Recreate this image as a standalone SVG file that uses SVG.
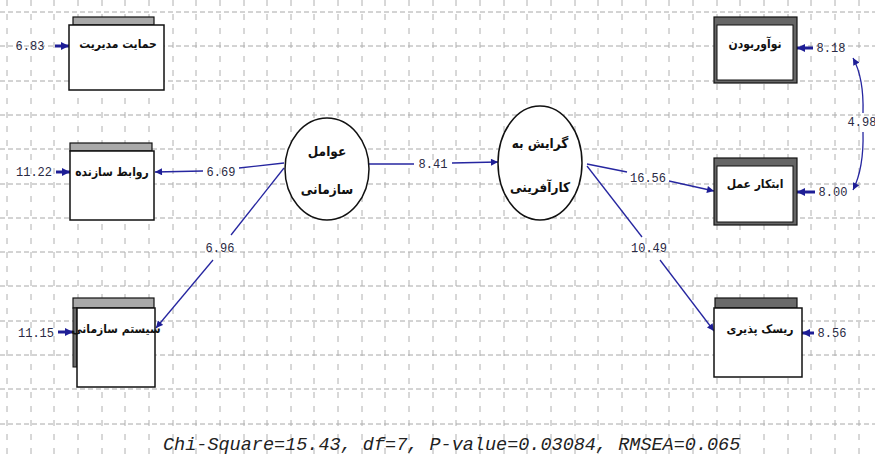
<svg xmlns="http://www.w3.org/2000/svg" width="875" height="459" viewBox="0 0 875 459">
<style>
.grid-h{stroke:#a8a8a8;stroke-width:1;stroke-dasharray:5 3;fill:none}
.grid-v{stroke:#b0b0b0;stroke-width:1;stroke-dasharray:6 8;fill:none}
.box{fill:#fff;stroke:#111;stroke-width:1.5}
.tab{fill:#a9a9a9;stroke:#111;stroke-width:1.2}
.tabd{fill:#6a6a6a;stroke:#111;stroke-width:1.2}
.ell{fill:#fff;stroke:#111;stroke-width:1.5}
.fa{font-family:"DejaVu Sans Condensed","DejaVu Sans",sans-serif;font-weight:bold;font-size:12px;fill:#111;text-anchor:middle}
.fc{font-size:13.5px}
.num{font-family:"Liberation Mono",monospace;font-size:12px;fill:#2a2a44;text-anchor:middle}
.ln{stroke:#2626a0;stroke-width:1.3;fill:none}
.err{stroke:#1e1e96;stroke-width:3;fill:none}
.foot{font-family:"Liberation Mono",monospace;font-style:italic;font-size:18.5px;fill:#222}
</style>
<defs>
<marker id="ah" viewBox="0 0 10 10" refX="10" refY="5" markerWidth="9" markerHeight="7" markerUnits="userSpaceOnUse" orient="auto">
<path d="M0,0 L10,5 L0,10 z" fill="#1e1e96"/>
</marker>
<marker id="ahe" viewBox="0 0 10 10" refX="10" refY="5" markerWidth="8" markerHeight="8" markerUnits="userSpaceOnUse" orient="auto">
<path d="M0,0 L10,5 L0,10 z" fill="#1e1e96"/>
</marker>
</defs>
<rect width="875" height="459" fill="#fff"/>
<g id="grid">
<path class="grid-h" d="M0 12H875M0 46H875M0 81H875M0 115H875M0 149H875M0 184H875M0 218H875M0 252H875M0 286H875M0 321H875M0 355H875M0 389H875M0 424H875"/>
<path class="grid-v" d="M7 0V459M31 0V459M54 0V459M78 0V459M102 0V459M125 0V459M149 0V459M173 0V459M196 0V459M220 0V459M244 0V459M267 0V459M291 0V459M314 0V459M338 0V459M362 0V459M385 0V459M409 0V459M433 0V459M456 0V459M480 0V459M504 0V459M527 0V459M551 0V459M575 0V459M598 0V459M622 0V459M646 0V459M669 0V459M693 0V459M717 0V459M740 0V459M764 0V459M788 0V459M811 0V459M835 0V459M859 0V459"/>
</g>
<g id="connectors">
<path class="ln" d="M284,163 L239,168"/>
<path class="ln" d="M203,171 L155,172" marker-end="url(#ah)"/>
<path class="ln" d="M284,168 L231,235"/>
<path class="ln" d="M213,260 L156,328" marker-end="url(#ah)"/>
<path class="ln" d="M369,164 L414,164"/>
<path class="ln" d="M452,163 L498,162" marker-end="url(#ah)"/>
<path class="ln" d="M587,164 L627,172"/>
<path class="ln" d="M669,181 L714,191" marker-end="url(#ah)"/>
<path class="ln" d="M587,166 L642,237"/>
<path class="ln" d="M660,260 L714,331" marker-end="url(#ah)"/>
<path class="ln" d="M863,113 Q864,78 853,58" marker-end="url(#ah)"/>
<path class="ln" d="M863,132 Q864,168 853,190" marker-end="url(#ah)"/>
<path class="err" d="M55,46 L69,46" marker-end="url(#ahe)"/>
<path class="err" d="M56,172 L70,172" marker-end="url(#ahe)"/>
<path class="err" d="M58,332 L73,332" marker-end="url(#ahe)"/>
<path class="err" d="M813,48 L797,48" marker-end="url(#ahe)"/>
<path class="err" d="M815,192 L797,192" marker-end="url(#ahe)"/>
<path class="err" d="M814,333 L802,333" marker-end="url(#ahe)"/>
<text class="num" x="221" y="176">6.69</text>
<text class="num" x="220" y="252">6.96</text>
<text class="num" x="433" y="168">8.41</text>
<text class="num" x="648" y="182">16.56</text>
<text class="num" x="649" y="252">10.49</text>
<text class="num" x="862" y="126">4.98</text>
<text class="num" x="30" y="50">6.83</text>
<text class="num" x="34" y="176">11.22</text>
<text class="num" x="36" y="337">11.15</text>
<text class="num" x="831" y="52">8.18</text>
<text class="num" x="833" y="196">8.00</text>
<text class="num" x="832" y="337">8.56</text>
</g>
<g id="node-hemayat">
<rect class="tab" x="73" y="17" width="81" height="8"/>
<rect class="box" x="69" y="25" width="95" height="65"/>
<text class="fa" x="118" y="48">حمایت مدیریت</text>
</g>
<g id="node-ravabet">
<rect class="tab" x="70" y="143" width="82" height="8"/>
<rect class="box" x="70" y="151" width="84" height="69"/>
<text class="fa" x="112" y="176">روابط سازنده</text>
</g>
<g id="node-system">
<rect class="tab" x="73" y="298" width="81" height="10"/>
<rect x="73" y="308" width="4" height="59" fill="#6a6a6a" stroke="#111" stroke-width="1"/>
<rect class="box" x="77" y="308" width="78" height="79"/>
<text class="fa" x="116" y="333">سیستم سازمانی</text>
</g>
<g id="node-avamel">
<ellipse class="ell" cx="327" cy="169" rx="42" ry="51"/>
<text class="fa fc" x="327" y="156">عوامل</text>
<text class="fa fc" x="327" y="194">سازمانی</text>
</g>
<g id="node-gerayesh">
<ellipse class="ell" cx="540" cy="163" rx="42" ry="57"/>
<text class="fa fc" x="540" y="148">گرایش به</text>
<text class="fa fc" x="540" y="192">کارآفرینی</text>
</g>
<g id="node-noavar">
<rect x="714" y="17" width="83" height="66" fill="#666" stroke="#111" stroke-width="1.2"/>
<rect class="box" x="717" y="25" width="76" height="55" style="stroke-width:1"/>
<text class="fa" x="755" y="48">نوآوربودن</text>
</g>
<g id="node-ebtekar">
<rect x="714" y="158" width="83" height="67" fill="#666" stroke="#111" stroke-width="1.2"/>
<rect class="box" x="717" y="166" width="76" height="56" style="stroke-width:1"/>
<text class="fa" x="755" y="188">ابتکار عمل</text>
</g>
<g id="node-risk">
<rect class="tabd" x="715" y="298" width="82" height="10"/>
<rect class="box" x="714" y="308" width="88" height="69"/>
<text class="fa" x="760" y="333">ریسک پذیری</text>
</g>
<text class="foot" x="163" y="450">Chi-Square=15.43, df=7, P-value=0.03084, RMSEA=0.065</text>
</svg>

#### Exercise goal
Reproduce each line exactly as it appears, omitting the pictures.

#### Solution for this exercise
Recreate this image as a standalone SVG file that uses SVG.
<svg xmlns="http://www.w3.org/2000/svg" width="875" height="459" viewBox="0 0 875 459">
<style>
.grid-h{stroke:#a8a8a8;stroke-width:1;stroke-dasharray:5 3;fill:none}
.grid-v{stroke:#b0b0b0;stroke-width:1;stroke-dasharray:6 8;fill:none}
.box{fill:#fff;stroke:#111;stroke-width:1.5}
.tab{fill:#a9a9a9;stroke:#111;stroke-width:1.2}
.tabd{fill:#6a6a6a;stroke:#111;stroke-width:1.2}
.ell{fill:#fff;stroke:#111;stroke-width:1.5}
.fa{font-family:"DejaVu Sans Condensed","DejaVu Sans",sans-serif;font-weight:bold;font-size:12px;fill:#111;text-anchor:middle}
.fc{font-size:13.5px}
.num{font-family:"Liberation Mono",monospace;font-size:12px;fill:#2a2a44;text-anchor:middle}
.ln{stroke:#2626a0;stroke-width:1.3;fill:none}
.err{stroke:#1e1e96;stroke-width:3;fill:none}
.foot{font-family:"Liberation Mono",monospace;font-style:italic;font-size:18.5px;fill:#222}
</style>
<defs>
<marker id="ah" viewBox="0 0 10 10" refX="10" refY="5" markerWidth="9" markerHeight="7" markerUnits="userSpaceOnUse" orient="auto">
<path d="M0,0 L10,5 L0,10 z" fill="#1e1e96"/>
</marker>
<marker id="ahe" viewBox="0 0 10 10" refX="10" refY="5" markerWidth="8" markerHeight="8" markerUnits="userSpaceOnUse" orient="auto">
<path d="M0,0 L10,5 L0,10 z" fill="#1e1e96"/>
</marker>
</defs>
<rect width="875" height="459" fill="#fff"/>
<g id="grid">
<path class="grid-h" d="M0 12H875M0 46H875M0 81H875M0 115H875M0 149H875M0 184H875M0 218H875M0 252H875M0 286H875M0 321H875M0 355H875M0 389H875M0 424H875"/>
<path class="grid-v" d="M7 0V459M31 0V459M54 0V459M78 0V459M102 0V459M125 0V459M149 0V459M173 0V459M196 0V459M220 0V459M244 0V459M267 0V459M291 0V459M314 0V459M338 0V459M362 0V459M385 0V459M409 0V459M433 0V459M456 0V459M480 0V459M504 0V459M527 0V459M551 0V459M575 0V459M598 0V459M622 0V459M646 0V459M669 0V459M693 0V459M717 0V459M740 0V459M764 0V459M788 0V459M811 0V459M835 0V459M859 0V459"/>
</g>
<g id="connectors">
<path class="ln" d="M284,163 L239,168"/>
<path class="ln" d="M203,171 L155,172" marker-end="url(#ah)"/>
<path class="ln" d="M284,168 L231,235"/>
<path class="ln" d="M213,260 L156,328" marker-end="url(#ah)"/>
<path class="ln" d="M369,164 L414,164"/>
<path class="ln" d="M452,163 L498,162" marker-end="url(#ah)"/>
<path class="ln" d="M587,164 L627,172"/>
<path class="ln" d="M669,181 L714,191" marker-end="url(#ah)"/>
<path class="ln" d="M587,166 L642,237"/>
<path class="ln" d="M660,260 L714,331" marker-end="url(#ah)"/>
<path class="ln" d="M863,113 Q864,78 853,58" marker-end="url(#ah)"/>
<path class="ln" d="M863,132 Q864,168 853,190" marker-end="url(#ah)"/>
<path class="err" d="M55,46 L69,46" marker-end="url(#ahe)"/>
<path class="err" d="M56,172 L70,172" marker-end="url(#ahe)"/>
<path class="err" d="M58,332 L73,332" marker-end="url(#ahe)"/>
<path class="err" d="M813,48 L797,48" marker-end="url(#ahe)"/>
<path class="err" d="M815,192 L797,192" marker-end="url(#ahe)"/>
<path class="err" d="M814,333 L802,333" marker-end="url(#ahe)"/>
<text class="num" x="221" y="176">6.69</text>
<text class="num" x="220" y="252">6.96</text>
<text class="num" x="433" y="168">8.41</text>
<text class="num" x="648" y="182">16.56</text>
<text class="num" x="649" y="252">10.49</text>
<text class="num" x="862" y="126">4.98</text>
<text class="num" x="30" y="50">6.83</text>
<text class="num" x="34" y="176">11.22</text>
<text class="num" x="36" y="337">11.15</text>
<text class="num" x="831" y="52">8.18</text>
<text class="num" x="833" y="196">8.00</text>
<text class="num" x="832" y="337">8.56</text>
</g>
<g id="node-hemayat">
<rect class="tab" x="73" y="17" width="81" height="8"/>
<rect class="box" x="69" y="25" width="95" height="65"/>
<text class="fa" x="118" y="48">حمایت مدیریت</text>
</g>
<g id="node-ravabet">
<rect class="tab" x="70" y="143" width="82" height="8"/>
<rect class="box" x="70" y="151" width="84" height="69"/>
<text class="fa" x="112" y="176">روابط سازنده</text>
</g>
<g id="node-system">
<rect class="tab" x="73" y="298" width="81" height="10"/>
<rect x="73" y="308" width="4" height="59" fill="#6a6a6a" stroke="#111" stroke-width="1"/>
<rect class="box" x="77" y="308" width="78" height="79"/>
<text class="fa" x="116" y="333">سیستم سازمانی</text>
</g>
<g id="node-avamel">
<ellipse class="ell" cx="327" cy="169" rx="42" ry="51"/>
<text class="fa fc" x="327" y="156">عوامل</text>
<text class="fa fc" x="327" y="194">سازمانی</text>
</g>
<g id="node-gerayesh">
<ellipse class="ell" cx="540" cy="163" rx="42" ry="57"/>
<text class="fa fc" x="540" y="148">گرایش به</text>
<text class="fa fc" x="540" y="192">کارآفرینی</text>
</g>
<g id="node-noavar">
<rect x="714" y="17" width="83" height="66" fill="#666" stroke="#111" stroke-width="1.2"/>
<rect class="box" x="717" y="25" width="76" height="55" style="stroke-width:1"/>
<text class="fa" x="755" y="48">نوآوربودن</text>
</g>
<g id="node-ebtekar">
<rect x="714" y="158" width="83" height="67" fill="#666" stroke="#111" stroke-width="1.2"/>
<rect class="box" x="717" y="166" width="76" height="56" style="stroke-width:1"/>
<text class="fa" x="755" y="188">ابتکار عمل</text>
</g>
<g id="node-risk">
<rect class="tabd" x="715" y="298" width="82" height="10"/>
<rect class="box" x="714" y="308" width="88" height="69"/>
<text class="fa" x="760" y="333">ریسک پذیری</text>
</g>
<text class="foot" x="163" y="450">Chi-Square=15.43, df=7, P-value=0.03084, RMSEA=0.065</text>
</svg>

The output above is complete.